REQUEST :: Skip all pictures, then copy the lines from the start of the data through the line with "from matplotlib.ticker import FuncFormatter", keeping both ends.
··· DATASET SECTION
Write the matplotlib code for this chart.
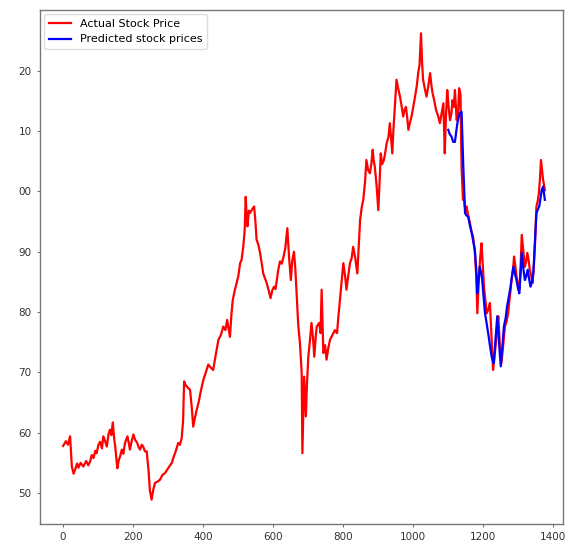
import matplotlib
matplotlib.use("Agg")
import matplotlib.pyplot as plt
from matplotlib.ticker import FuncFormatter

# prezzi reali (giorno, prezzo)
days = [0, 8, 14, 20, 25, 30, 34, 40, 44, 50, 58, 66, 72, 77, 82, 87, 92, 96, 101, 106,
        111, 115, 120, 125, 130, 134, 138, 142, 146, 149, 155, 159, 163, 168, 172, 177, 184, 188, 191, 196,
        201, 206, 212, 216, 220, 225, 229, 234, 239, 244, 248, 253, 258, 263, 270, 277, 284, 291, 300, 306,
        311, 316, 320, 325, 329, 334, 339, 343, 346, 350, 356, 363, 368, 372, 377, 382, 388, 394, 401, 408,
        415, 422, 429, 436, 444, 451, 458, 464, 469, 473, 477, 481, 485, 490, 496, 501, 506, 510, 515, 519,
        522, 525, 527, 531, 534, 540, 546, 550, 553, 558, 563, 568, 572, 577, 582, 588, 593, 598, 603, 607,
        611, 615, 620, 625, 629, 635, 641, 646, 651, 655, 660, 664, 668, 672, 677, 682, 684, 687, 689, 694,
        697, 701, 706, 710, 714, 718, 722, 725, 732, 736, 739, 742, 744, 749, 753, 758, 763, 770, 777, 783,
        787, 793, 797, 801, 806, 810, 815, 820, 825, 829, 835, 841, 845, 849, 854, 858, 863, 867, 872, 877,
        881, 885, 888, 891, 896, 901, 905, 908, 912, 917, 921, 925, 930, 934, 938, 941, 944, 947, 950, 953,
        958, 963, 968, 972, 976, 980, 984, 987, 992, 996, 1001, 1006, 1011, 1015, 1019, 1023, 1026, 1029, 1034, 1039,
        1044, 1049, 1053, 1056, 1061, 1066, 1072, 1077, 1082, 1087, 1091, 1094, 1098, 1102, 1106, 1110, 1113, 1117, 1120, 1125,
        1129, 1132, 1136, 1139, 1143, 1146, 1150, 1153, 1158, 1163, 1168, 1172, 1177, 1181, 1184, 1189, 1193, 1196, 1200, 1203,
        1207, 1211, 1216, 1220, 1225, 1229, 1233, 1237, 1241, 1244, 1248, 1253, 1258, 1263, 1268, 1272, 1277, 1282, 1286, 1289,
        1293, 1296, 1300, 1304, 1308, 1311, 1315, 1320, 1324, 1327, 1331, 1334, 1338, 1342, 1346, 1349, 1353, 1357, 1360, 1363,
        1366, 1369, 1372, 1375, 1377]
actual = [57.8, 58.6, 58.0, 59.4, 54.4, 53.2, 53.8, 54.9, 54.2, 55.0, 54.4, 55.3, 54.6, 55.2, 56.3, 55.8, 57.0, 56.6, 58.0, 58.5,
          57.4, 59.4, 58.6, 57.7, 59.8, 60.5, 59.6, 61.7, 59.0, 57.7, 54.1, 55.4, 56.1, 57.2, 56.5, 58.3, 59.4, 58.2, 57.2, 58.6,
          59.7, 58.8, 58.3, 57.6, 57.2, 58.0, 57.7, 56.9, 56.9, 53.9, 50.5, 48.9, 50.6, 51.7, 51.9, 52.2, 53.0, 53.3, 54.1, 54.6,
          55.0, 56.0, 56.6, 57.5, 58.3, 58.0, 59.1, 62.0, 68.5, 67.9, 67.5, 67.1, 64.0, 61.0, 62.5, 63.8, 65.2, 67.0, 68.8, 70.0,
          71.3, 70.8, 70.4, 72.8, 75.4, 76.2, 77.6, 77.0, 78.7, 77.2, 75.9, 79.5, 82.0, 83.4, 84.8, 86.0, 88.1, 88.6, 90.8, 93.5,
          99.1, 95.5, 94.2, 96.8, 96.4, 97.0, 97.5, 94.8, 92.0, 91.2, 89.8, 88.0, 86.4, 85.6, 84.8, 83.5, 82.3, 83.6, 84.2, 83.8,
          85.3, 87.0, 88.4, 88.0, 88.9, 90.5, 93.9, 89.0, 85.3, 88.5, 90.0, 87.0, 82.6, 78.0, 74.8, 69.9, 56.6, 64.0, 69.3, 62.7,
          68.0, 72.6, 75.5, 78.2, 76.0, 72.6, 75.8, 77.6, 78.2, 76.5, 83.7, 77.0, 73.2, 74.5, 72.1, 74.0, 75.4, 76.2, 77.0, 76.5,
          79.3, 83.1, 85.5, 88.1, 86.0, 83.7, 86.0, 88.1, 89.0, 90.8, 89.0, 86.4, 91.0, 95.3, 97.5, 98.6, 101.5, 105.2, 103.5, 103.0,
          104.5, 106.9, 105.0, 104.1, 101.0, 96.9, 102.0, 106.3, 104.5, 105.2, 106.5, 108.0, 109.0, 111.3, 108.5, 106.3, 110.0, 112.9, 116.0, 118.5,
          117.0, 115.7, 114.0, 112.4, 113.5, 114.0, 112.0, 110.2, 111.5, 112.4, 114.0, 115.7, 117.5, 119.6, 121.0, 126.2, 121.5, 118.5, 117.0, 115.7,
          117.5, 119.6, 117.5, 116.3, 115.0, 113.5, 112.5, 111.3, 113.0, 114.6, 106.3, 112.0, 116.8, 114.0, 111.8, 112.9, 115.1, 114.0, 116.8, 111.8,
          112.9, 117.1, 116.0, 104.0, 98.6, 98.6, 96.5, 97.5, 96.0, 94.7, 93.2, 92.5, 89.8, 86.0, 79.8, 86.4, 89.5, 91.4, 87.5, 84.2,
          82.0, 79.8, 80.5, 81.5, 75.4, 70.4, 72.5, 74.8, 77.5, 79.3, 75.0, 71.5, 74.5, 77.6, 78.5, 79.8, 82.5, 85.3, 87.0, 89.2,
          87.5, 85.9, 84.5, 83.7, 88.0, 92.8, 90.5, 87.5, 88.5, 89.8, 88.5, 87.0, 86.0, 84.8, 88.0, 91.4, 97.5, 98.5, 99.7, 102.0,
          105.2, 103.5, 101.9, 101.0, 100.2]

# prezzi previsti sul periodo di test
pred_days = [1101, 1105, 1110, 1115, 1120, 1124, 1127, 1131, 1134, 1139, 1144, 1149, 1153, 1158, 1163, 1168, 1172, 1177, 1181, 1184,
             1188, 1191, 1195, 1198, 1202, 1206, 1211, 1215, 1220, 1225, 1228, 1231, 1236, 1241, 1246, 1251, 1256, 1260, 1265, 1269,
             1274, 1279, 1283, 1287, 1291, 1296, 1300, 1304, 1308, 1311, 1316, 1320, 1324, 1328, 1332, 1336, 1340, 1344, 1349, 1353,
             1357, 1361, 1365, 1368, 1372, 1375, 1377]
predicted = [110.2, 109.5, 109.1, 108.2, 108.2, 110.0, 111.3, 112.4, 112.9, 113.2, 104.0, 96.4, 96.0, 95.8, 94.3, 93.1, 91.8, 90.3, 87.0, 83.1,
             85.5, 87.5, 86.5, 85.3, 82.5, 79.8, 78.0, 76.5, 74.5, 72.6, 72.0, 71.5, 75.5, 79.3, 75.0, 71.0, 74.5, 77.6, 79.0, 80.9,
             82.5, 84.2, 86.0, 87.5, 86.5, 85.3, 84.0, 83.1, 86.5, 89.8, 87.0, 85.3, 86.0, 87.0, 85.5, 84.2, 85.0, 86.4, 92.0, 96.4,
             97.0, 97.5, 99.0, 100.2, 100.8, 99.5, 98.6]

y_ticks = [50, 60, 70, 80, 90, 100, 110, 120]
x_ticks = [0, 200, 400, 600, 800, 1000, 1200, 1400]

fig = plt.figure(figsize=(5.69, 5.44), dpi=100)
ax = fig.add_axes([0.0703, 0.0368, 0.9192, 0.9448])

ax.plot(days, actual, color='red', linewidth=1.6, label='Actual Stock Price')
ax.plot(pred_days, predicted, color='blue', linewidth=1.6, label='Predicted stock prices')

ax.set_xlim(-66, 1429)
ax.set_ylim(44.87, 130.06)
ax.set_xticks(x_ticks)
ax.set_yticks(y_ticks)
# etichette asse y: solo le ultime due cifre
ax.yaxis.set_major_formatter(FuncFormatter(lambda v, pos: f"{int(round(v)) % 100:02d}"))
ax.tick_params(labelsize=7.5, length=2.5, width=0.6, colors='#555555', labelcolor='#333333')
for s in ax.spines.values():
    s.set_color('#777777')
    s.set_linewidth(1.0)

ax.legend(loc='upper left', fontsize=8, handlelength=2.0, framealpha=1, edgecolor='#dddddd',
          borderaxespad=0.4)

plt.savefig('out.png', dpi=100)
······
RESULT FOR THIS EXERCISE ::
Write the matplotlib code for this chart.
import matplotlib
matplotlib.use("Agg")
import matplotlib.pyplot as plt
from matplotlib.ticker import FuncFormatter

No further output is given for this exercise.